Namun potensi cadangan migas besar tidak serta merta membuat pengembangan blok ini dapat dilakukan dengan mudah. Pasalnya, ada tantangan lain dalam pengembangan lapangan migas, utamanya yang mayoritas produksinya adalah gas, yakni ketersediaan pasar yang menyerap gas tersebut. Meski demikian, pengembangan area ini dinilainya penting bagi Indonesia.
"Lokasinya berada di area perbatasan Indonesia dan Malaysia, sehingga bila Pertamina berhasil mengeksplorasi area ini tentu memperkuat otoritas politik Indonesia," ujar dia.
Di sisi lain, pengembangan wilayah luas 68 ribu km2 ini akan memberikan multiplier effect positif bagi perekonomian serta sosial masyarakat.
Sebelumnya, Kepala Satuan Kerja Khusus Pelaksana Kegiatan Usaha Hulu Minyak dan Gas Bumi (SKK Migas) Dwi Soetjipto mendorong Pertamina untuk segera merampungkan penyusunan rencana pengembangan (plan of development/POD) Blok Nunukan. Pasalnya, dua investor di bisnis petrokimia dan gas alam cair (liquefied natural gas/LNG) siap menyerap gas dari blok di Kalimantan Utara ini.
Pihaknya mendorong pengembangan potensi migas di Kalimantan Utara ini dilakukan secara terintegrasi, yakni menggabung beberapa blok migas sekaligus.

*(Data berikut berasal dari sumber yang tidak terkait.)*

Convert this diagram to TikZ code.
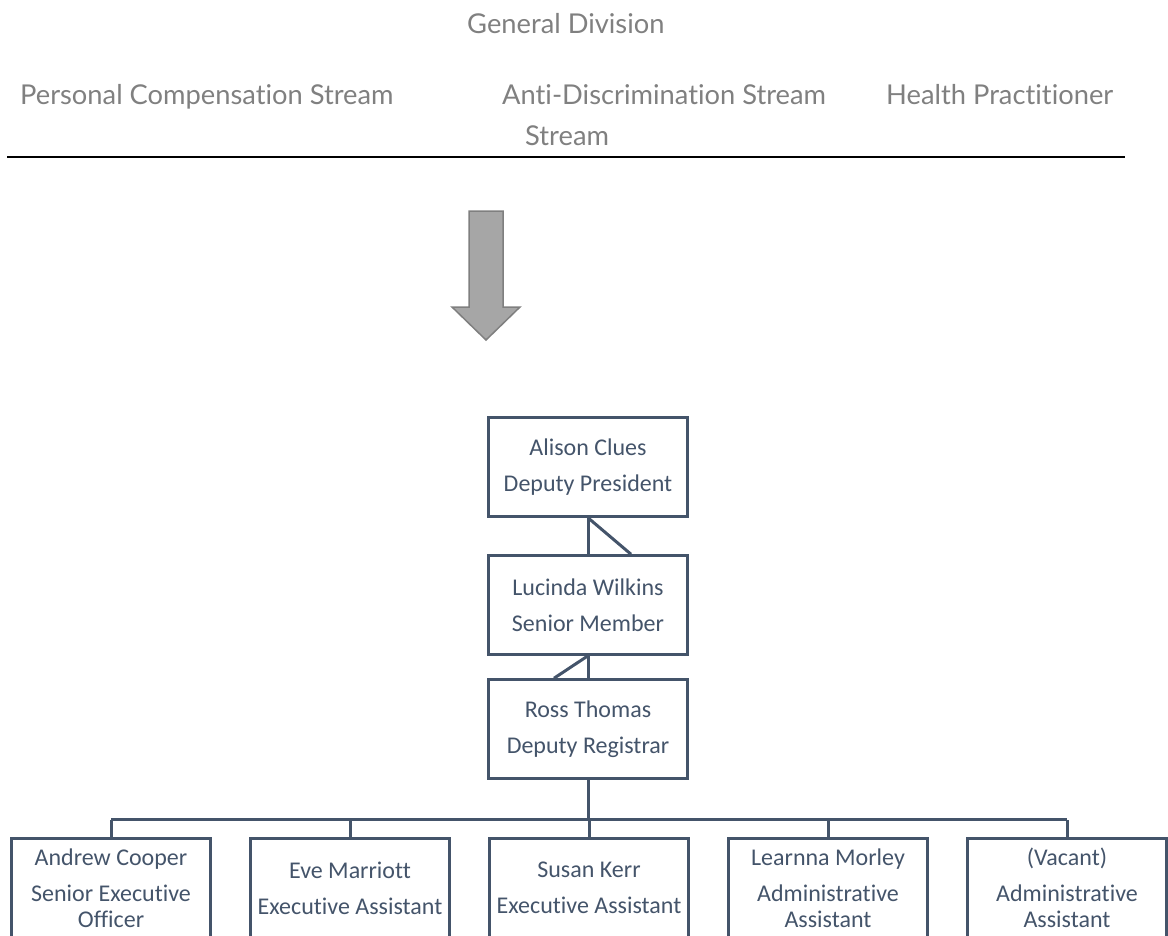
\documentclass[tikz,border=0pt]{standalone}
\usepackage{fontspec}
\setmainfont[RawFeature={-liga;-clig;-calt}]{Carlito}
\newfontfamily\headfont[RawFeature={-liga;-clig;-calt}]{Lato}
\usetikzlibrary{positioning}
\definecolor{slate}{HTML}{44546A}
\definecolor{headgray}{HTML}{808080}
\definecolor{arrowfill}{HTML}{A6A6A6}
\definecolor{arrowline}{HTML}{7F7F7F}
\tikzset{
  head/.style={anchor=base west,inner sep=0pt,text=headgray,
    font=\headfont\fontsize{27.3}{32}\selectfont},
  person/.style={draw=slate,line width=2.5pt,text=slate,align=center,
    minimum width=199pt,minimum height=99pt,inner sep=0pt,
    font=\fontsize{24}{26}\selectfont},
  link/.style={draw=slate,line width=3pt}
}
\begin{document}
\begin{tikzpicture}[x=1pt,y=-1pt]
    \useasboundingbox (0,0) rectangle (1168,935);
    \clip (0,0) rectangle (1168,935);
    % Division and streams
    \node[head] (division) at (467,33) {General Division};
    \node[head] (personal) at (20,104) {Personal Compensation Stream};
    \node[head] (antidisc) at (502,104) {Anti-Discrimination Stream};
    \node[head] (health) at (886,104) {Health Practitioner};
    \node[head] (healthtail) at (525,145) {Stream};
    \draw[line width=2pt] (7,157) -- (1125,157);
    % Big arrow
    \draw[fill=arrowfill,draw=arrowline,line width=1.5pt]
      (469,211) -- (503,211) -- (503,307) -- (520,307) -- (486,340)
      -- (452,307) -- (469,307) -- cycle;
    % Chain of command
    \node[person] (alison) at (588,467) {Alison Clues\\[10pt]Deputy President};
    \node[person] (lucinda) at (588,605) {Lucinda Wilkins\\[10pt]Senior Member};
    \node[person] (ross) at (588,729) {Ross Thomas\\[10pt]Deputy Registrar};
    \draw[link] (alison.south) -- (lucinda.north);
    \draw[link] (alison.south) -- ([xshift=43pt]lucinda.north);
    \draw[link] (lucinda.south) -- (ross.north);
    \draw[link] (lucinda.south) -- ([xshift=-34pt]ross.north);
    % Staff row
    \node[person] (andrew) at (111,888) {Andrew Cooper\\[10pt]Senior Executive\\Officer};
    \node[person] (eve) at (350,888) {Eve Marriott\\[10pt]Executive Assistant};
    \node[person] (susan) at (589,888) {Susan Kerr\\[10pt]Executive Assistant};
    \node[person] (learnna) at (828,888) {Learnna Morley\\[10pt]Administrative\\Assistant};
    \node[person] (vacant) at (1067,888) {(Vacant)\\[10pt]Administrative\\Assistant};
    \draw[link] (ross.south) -- ++(0,40) coordinate (bus);
    \draw[link] (andrew.north |- bus) -- (vacant.north |- bus);
    \foreach \n in {andrew,eve,susan,learnna,vacant}{
      \draw[link] (\n.north) -- (\n.north |- bus);}
\end{tikzpicture}
\end{document}
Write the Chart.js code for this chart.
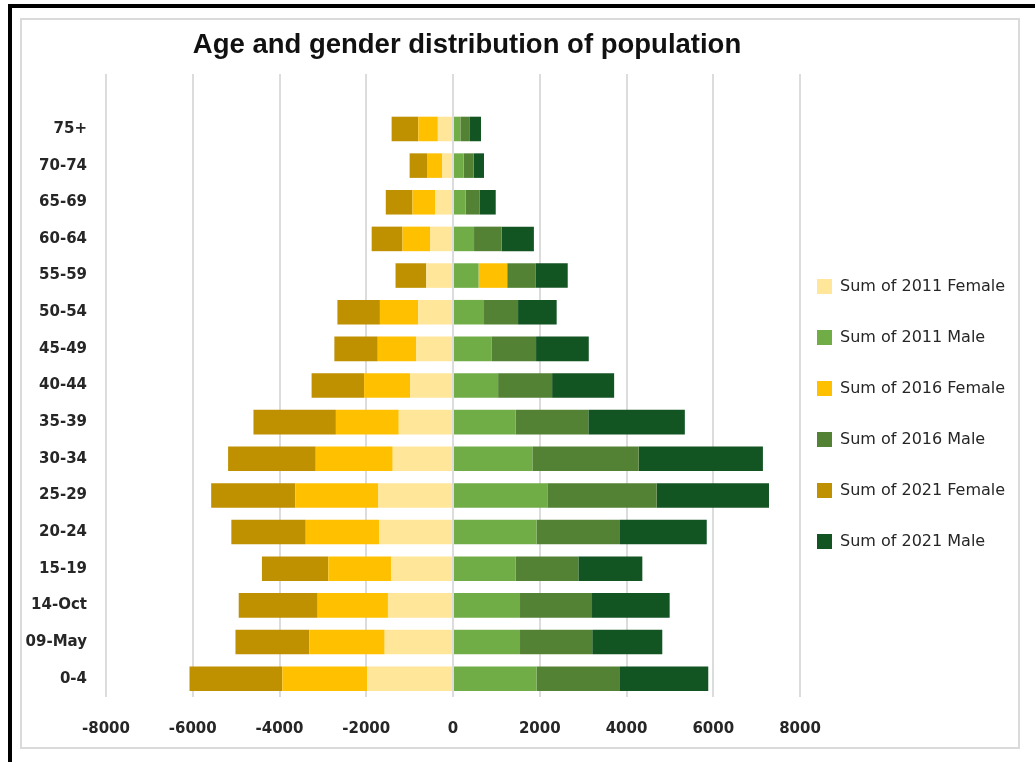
<!DOCTYPE html>
<html>
<head>
<meta charset="utf-8">
<title>Age and gender distribution of population</title>
<script src="https://cdn.jsdelivr.net/npm/chart.js@4.4.1/dist/chart.umd.min.js"></script>
<style>
  html, body { margin: 0; padding: 0; background: #fff; }
  body { width: 1035px; height: 762px; position: relative; overflow: hidden; }
  .edge-top { position: absolute; left: 8px; top: 4px; width: 1027px; height: 4px; background: #000; }
  .edge-left { position: absolute; left: 8px; top: 4px; width: 4px; height: 758px; background: #000; }
  .frame { position: absolute; left: 20px; top: 18px; width: 996px; height: 727px; border: 2px solid #dadada; }
  .frame canvas { position: absolute; left: 0; top: 0; }
</style>
</head>
<body>
<div class="edge-top"></div>
<div class="edge-left"></div>
<div class="frame">
  <canvas id="pyramid" width="996" height="727"></canvas>
</div>
<script>
// age groups, top to bottom (first row is the empty pivot row)
const ageGroups = ['', '75+', '70-74', '65-69', '60-64', '55-59', '50-54', '45-49', '40-44',
  '35-39', '30-34', '25-29', '20-24', '15-19', '14-Oct', '09-May', '0-4'];

// females are plotted on the negative side
const female2011 = [null, -350, -245, -415, -530, -615, -800, -845, -990,
  -1250, -1390, -1720, -1705, -1430, -1500, -1575, -1975];
const male2011 = [null, 170, 245, 290, 485, 590, 715, 885, 1040,
  1445, 1830, 2175, 1925, 1445, 1545, 1545, 1925];
const female2016 = [null, -450, -355, -520, -635, 660, -885, -890, -1060,
  -1450, -1775, -1915, -1690, -1445, -1620, -1735, -1960];
const male2016 = [null, 220, 230, 320, 635, 660, 785, 1030, 1245,
  1675, 2450, 2520, 1925, 1445, 1660, 1665, 1925];
const female2021 = [null, -615, -400, -615, -710, -710, -980, -1000, -1210,
  -1900, -2020, -1940, -1715, -1530, -1820, -1705, -2140];
const male2021 = [null, 255, 240, 375, 745, 735, 890, 1215, 1430,
  2225, 2865, 2590, 2000, 1475, 1790, 1615, 2035];

const xTicks = [-8000, -6000, -4000, -2000, 0, 2000, 4000, 6000, 8000];

const textColor = '#262626';

function series(label, data, color) {
  return {
    label: label,
    data: data,
    backgroundColor: color,
    borderColor: color,
    borderWidth: 0,
  };
}

// put the legend next to the plot and move the title a little, like the Excel layout
const placeBoxes = {
  id: 'placeBoxes',
  afterLayout(chart) {
    const lg = chart.legend;
    lg.left = chart.chartArea.right + 17 - lg.options.labels.padding;
    lg.top += 37;
    lg.bottom += 37;
    chart.titleBlock.left += 14;
    chart.titleBlock.right += 14;
  }
};

const pyramid = new Chart(document.getElementById('pyramid'), {
  type: 'bar',
  data: {
    labels: ageGroups,
    datasets: [
      series('Sum of 2011 Female', female2011, '#ffe699'),
      series('Sum of 2011 Male', male2011, '#70ad47'),
      series('Sum of 2016 Female', female2016, '#ffc000'),
      series('Sum of 2016 Male', male2016, '#548235'),
      series('Sum of 2021 Female', female2021, '#bf9000'),
      series('Sum of 2021 Male', male2021, '#135423'),
    ],
  },
  options: {
    indexAxis: 'y',
    responsive: false,
    animation: false,
    categoryPercentage: 1,
    barPercentage: 0.67,
    layout: { padding: { left: 3, right: 0, top: 0, bottom: 13 } },
    scales: {
      x: {
        stacked: true,
        min: xTicks[0],
        max: xTicks[xTicks.length - 1],
        border: { display: false },
        grid: { color: '#dcdcdc', lineWidth: 2, drawTicks: false },
        ticks: {
          stepSize: xTicks[1] - xTicks[0],
          padding: 23,
          color: textColor,
          font: { family: 'DejaVu Sans', size: 15, weight: 'bold' },
          callback: value => String(value),
        },
        afterFit: axis => { axis.height = 37; },
      },
      y: {
        stacked: true,
        border: { display: false },
        grid: { display: false, drawTicks: false },
        ticks: {
          padding: 19,
          autoSkip: false,
          color: textColor,
          font: { family: 'DejaVu Sans', size: 15, weight: 'bold' },
        },
        afterFit: axis => { axis.width = 81; },
      },
    },
    plugins: {
      title: {
        display: true,
        fullSize: false,
        text: 'Age and gender distribution of population',
        color: '#111',
        font: { family: 'Liberation Sans', size: 27.5, weight: 'bold' },
        padding: { top: 9, bottom: 12 },
      },
      legend: {
        position: 'right',
        maxWidth: 218,
        labels: {
          boxWidth: 15,
          boxHeight: 15,
          padding: 35,
          color: textColor,
          font: { family: 'DejaVu Sans', size: 16 },
        },
      },
      tooltip: { enabled: false },
    },
  },
  plugins: [placeBoxes],
});
</script>
</body>
</html>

Pihaknya mendorong agar kontraktor kontrak kerja sama (KKKS) di wilayah tersebut dapat bekerja sama menggunakan fasilitas bersama dan skema lainnya agar proyek lebih ekonomis.
Dari sisi komersialisasi, integrasi itu akan membuat pihaknya lebih mudah dalam memasarkan gas yang dihasilkan. Pasalnya, dia mencontohkan, industri petrokimia biasanya membutuhkan pasokan gas selama sekitar 20 tahun. Sementara pasokan gas Blok Nunukan hanya bisa menutup kebutuhan untuk 9-10 tahun.
"Justru sekarang kami pikirkan klaster per klaster (pengembangan migas), supaya bisa utilisasi dengan baik fasilitas dan marketnya. Jadi kami tidak hanya mendorong produksi tetapi SKK Migas mencarikan pasarnya juga," jelas Dwi.